La aseveración del “fracaso” del neoliberalismo como modelo parte de un presupuesto a mi parecer equívoco: aquel según el cual la intención de ese neoliberalismo sería benévola y su aplicación, por lo tanto, ineficaz, al no haber logrado una supuesta intención de mejorar la vida de la gente mediante la desregulación de los mercados, el desmantelamiento, las teorías trickle-down. Pero el neoliberalismo no es tanto la desaparición del Estado como la puesta del Estado al servicio de unos pocos, y sus efectos están perfectamente ajustados a sus fines: del neoliberalismo se ha beneficiado quien de él se tenía que beneficiar. Su modelo, en realidad, se ha ungido victorioso; lo que sucede es que nuestros criterios no son los mismos que los suyos.

En lo que tenemos que evitar creer es en una excesiva racionalización de la política. Una visión racionalista concibe el éxito o fracaso de las propuestas políticas según su pretendido ajuste a cierta visión de la razón o de la gestión racional. Pero esta visión, fría, lo que vendría es a contraponer modelos teóricos como si estos pudieran vencer los unos a los otros. El neoliberalismo es eficiente para unos fines muy concretos, pero eso no significa que sea eficiente —y esa eficiencia es un criterio, también, de la ideología neoliberal que nos envuelve— en todos los ámbitos, que marque todas las casillas. Y lo que establece diferencias entre ideologías o modelos es también el punto de partida moral y afectivo a partir del cual escogemos los criterios, las personas o las vidas que nos importan: si sólo las de unos pocos o las de la mayoría.

Leía a mi amigo Pablo Caldera comentar que lo que enunciados así traducen es una suerte de anticapitalismo pasivo, un anticapitalismo débil. La realidad es que el discurso sobre ese fracaso, al menos en la forma hoy empleada, no es un discurso que me parezca demasiado útil, y la crítica de Caldera me hizo reflexionar: de fondo, lo que late cuando alguien pronuncia que “el neoliberalismo está intelectualmente agotado” es un recordatorio mucho más complicado, una verdad difícil de encajar. La derrota “intelectual” del neoliberalismo es su victoria afectiva. Son las políticas del neoliberalismo las que han estructurado nuestra forma de ser, de existir, de sentir, de concebir el mundo, de desear, de ambicionar otras cosas o de imaginar incluso la participación política.
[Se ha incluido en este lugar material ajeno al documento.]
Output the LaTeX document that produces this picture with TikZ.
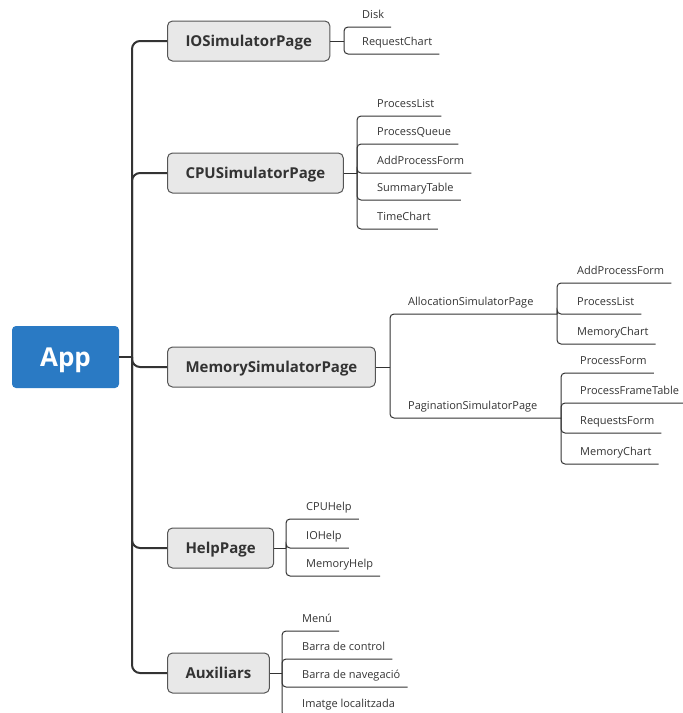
\documentclass[tikz,border=0pt]{standalone}
\usepackage{fontspec}
\setmainfont{Open Sans}
\usepackage{tikz}
\usetikzlibrary{calc}
\definecolor{appblue}{HTML}{2A7AC4}
\definecolor{boxgray}{HTML}{E8E8E8}
\definecolor{boxline}{HTML}{555555}
\definecolor{inkgray}{HTML}{333333}
\tikzset{
	appbox/.style={fill=appblue, rounded corners=4pt, minimum width=107pt, minimum height=62pt,
		text height=19pt, text depth=0pt, text=white, font=\fontsize{26}{30}\selectfont\bfseries},
	pagebox/.style={anchor=west, fill=boxgray, draw=boxline, line width=1pt, rounded corners=5pt,
		minimum height=40pt, inner xsep=18pt, text height=11pt, text depth=0.5pt,
		text=inkgray, font=\fontsize{15}{18}\selectfont\bfseries},
	leaf/.style={anchor=south west, inner sep=0pt, text height=8pt, text depth=8pt,
		text=inkgray, font=\fontsize{11}{13}\selectfont},
	trunk/.style={draw=inkgray, line width=2pt, rounded corners=8pt},
	twig/.style={draw=inkgray, line width=1pt, rounded corners=4pt}
}
\newcommand{\leaf}[5]{
	\node[leaf] (#1) at (#3,#4) {#5};
	\draw[twig] (#2) |- (#1.south west) -- ([xshift=7pt]#1.south east);
}

\begin{document}
\begin{tikzpicture}[x=1pt,y=-1pt]
	\useasboundingbox (0,0) rectangle (683,713);

	\node[appbox] (app) at (65.5,357) {App};
	\node[pagebox] (io) at (167,41) {IOSimulatorPage};
	\node[pagebox] (cpu) at (167,173) {CPUSimulatorPage};
	\node[pagebox] (mem) at (167,367) {MemorySimulatorPage};
	\node[pagebox] (help) at (167,548) {HelpPage};
	\node[pagebox] (aux) at (167,673) {Auxiliars};

	\coordinate (hub) at (132,357);
	\coordinate (ioB) at (344,41);
	\coordinate (cpuB) at (357,173);
	\coordinate (memB) at (390,367);
	\coordinate (allocB) at (557,314);
	\coordinate (pagB) at (561,418);
	\coordinate (helpB) at (286,548);
	\coordinate (auxB) at (282,673);

	\draw[trunk] (app.east) -- (hub);
	\draw[trunk] (hub) |- (io.west);
	\draw[trunk] (hub) |- (cpu.west);
	\draw[trunk] (hub) |- (mem.west);
	\draw[trunk] (hub) |- (help.west);
	\draw[trunk] (hub) |- (aux.west);

	\draw[twig] (io.east) -- (ioB);
	\draw[twig] (cpu.east) -- (cpuB);
	\draw[twig] (mem.east) -- (memB);
	\draw[twig] (help.east) -- (helpB);
	\draw[twig] (aux.east) -- (auxB);

	\leaf{disk}{ioB}{362}{27}{Disk}
	\leaf{reqChart}{ioB}{362}{54}{RequestChart}

	\leaf{cpuList}{cpuB}{377}{116}{ProcessList}
	\leaf{cpuQueue}{cpuB}{377}{144}{ProcessQueue}
	\leaf{cpuAdd}{cpuB}{377}{173}{AddProcessForm}
	\leaf{cpuSummary}{cpuB}{377}{200}{SummaryTable}
	\leaf{cpuTime}{cpuB}{377}{229}{TimeChart}

	\node[leaf] (alloc) at (408,314) {AllocationSimulatorPage};
	\draw[twig] (memB) |- (alloc.south west) -- (allocB);
	\node[leaf] (pag) at (408,418) {PaginationSimulatorPage};
	\draw[twig] (memB) |- (pag.south west) -- (pagB);

	\leaf{allocAdd}{allocB}{577}{283}{AddProcessForm}
	\leaf{allocList}{allocB}{577}{314}{ProcessList}
	\leaf{allocChart}{allocB}{577}{344}{MemoryChart}

	\leaf{pagForm}{pagB}{580}{373}{ProcessForm}
	\leaf{pagFrame}{pagB}{580}{403}{ProcessFrameTable}
	\leaf{pagReq}{pagB}{580}{433}{RequestsForm}
	\leaf{pagChart}{pagB}{580}{464}{MemoryChart}

	\leaf{cpuHelp}{helpB}{306}{519}{CPUHelp}
	\leaf{ioHelp}{helpB}{306}{548}{IOHelp}
	\leaf{memHelp}{helpB}{306}{576}{MemoryHelp}

	\leaf{menu}{auxB}{302}{631}{Menú}
	\leaf{ctrlBar}{auxB}{302}{659}{Barra de control}
	\leaf{navBar}{auxB}{302}{687}{Barra de navegació}
	\leaf{locImg}{auxB}{302}{716}{Imatge localitzada}
\end{tikzpicture}
\end{document}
Es la mutación neoliberal del sujeto liberal moderno la que nos lleva al punto en el que estamos. De poco importa que los mercados desautoricen los excesos de Liz Truss —y se impongan, de paso, sobre la soberanía de un gobierno—: nuestro software sigue siendo neoliberal. Y en las secuelas de su victoria —casi arrasadora— vivimos: victorias de Reagan y Thatcher, pero con ecos en el tournant de la rigueur de socialdemócratas como Mitterand o en el felipismo.

Una de las tesis que más me interesaron de Realismo capitalista, la obra capital de Mark Fisher, se resumía en lo siguiente: “Si el neoliberalismo triunfó incorporando los deseos de la clase trabajadora posterior al mayo del 68, una nueva izquierda podría empezar edificando sobre los deseos que el neoliberalismo ha generado, pero que ha sido incapaz de satisfacer”. La reducción de la burocracia, la salud mental, otra relación con los recursos. Pero la realidad era asumida: los deseos neoliberales son hoy los nuestros. ¿No sería más eficaz responder a esos deseos, encauzarlos en otra dirección, dar con las teclas que sí nos muevan; robárselos a las ilusiones del neoliberalismo, desbrozar su falsa libertad? ¿No perdura más agotamiento en nuestra imaginación que en los presupuestos intelectuales del neoliberalismo, perfectamente eficaces para sus fines?